How one guy accidentally hacked all a company’s robot vacuums
Source: Android Authority

TL;DR
- A DJI Romo vacuum owner tried to code an app to control his vacuum with a PS5 controller.
- Insufficient authentication let him access data streams from the entire fleet of DJI vacuums.
- DJI has patched the major security hole, but other issues (e.g., camera‑feed PIN override) remain.
The Hack
Sammy Azdoufal wanted to drive his DJI Romo vacuum using a PS5 controller. He used Anthropic’s Claude Code to analyze the official DJI app and reverse‑engineer the communication protocol. Claude succeeded, but the resulting tool could control all DJI vacuums—and even the company’s power stations—because the authentication token it extracted was not device‑specific.
Azdoufal told The Verge about his experience: the remote‑vacuum‑control app suddenly displayed floor‑plan scans and live camera feeds from strangers’ devices located thousands of miles away.
Technical Details
- Protocol: The devices communicate with DJI’s servers via the MQTT protocol.
- Authentication flaw: DJI issued a single authentication token that was not bound to an individual vacuum.
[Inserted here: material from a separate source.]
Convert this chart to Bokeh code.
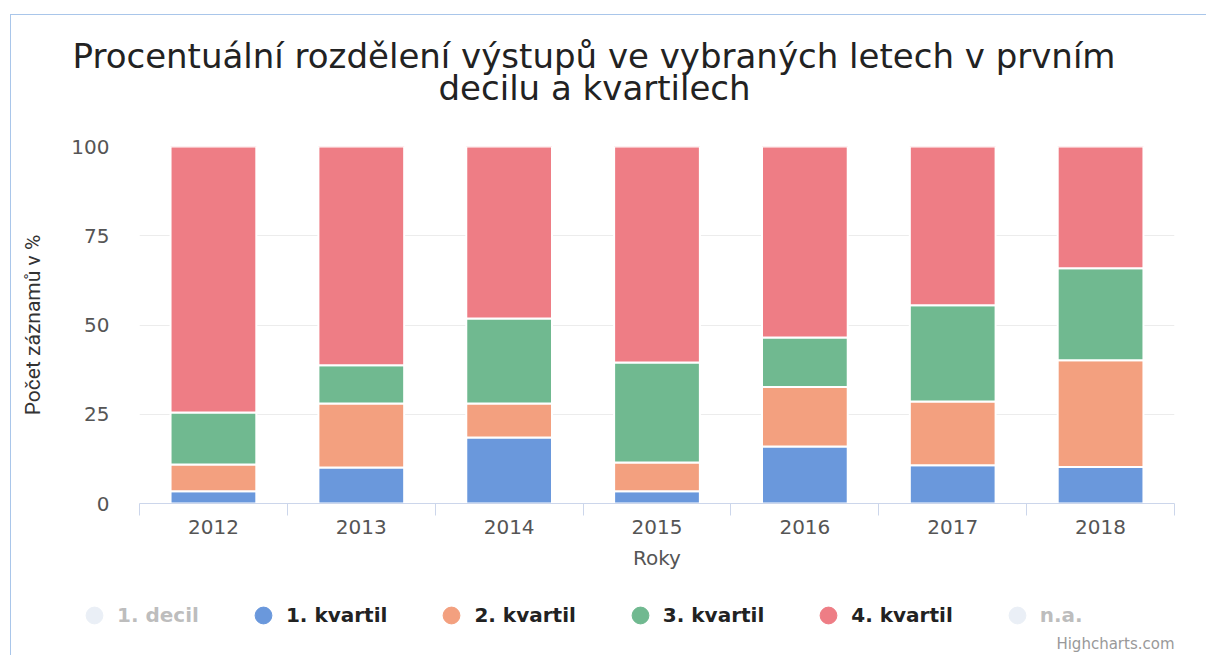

Possessing that token allowed unrestricted access to any device linked to the service.
- Data exposed: Floor‑plan maps, live camera streams, and other telemetry from all users’ vacuums and power stations.
Impact and DJI’s Response
- Patch: DJI has since closed the primary loophole, preventing users from accessing other people’s devices with a stolen token.
- Remaining issues: Some vulnerabilities persist, such as the ability to override the PIN required to view vacuum camera feeds. These were discovered because the AI‑generated app exposed more functionality than intended.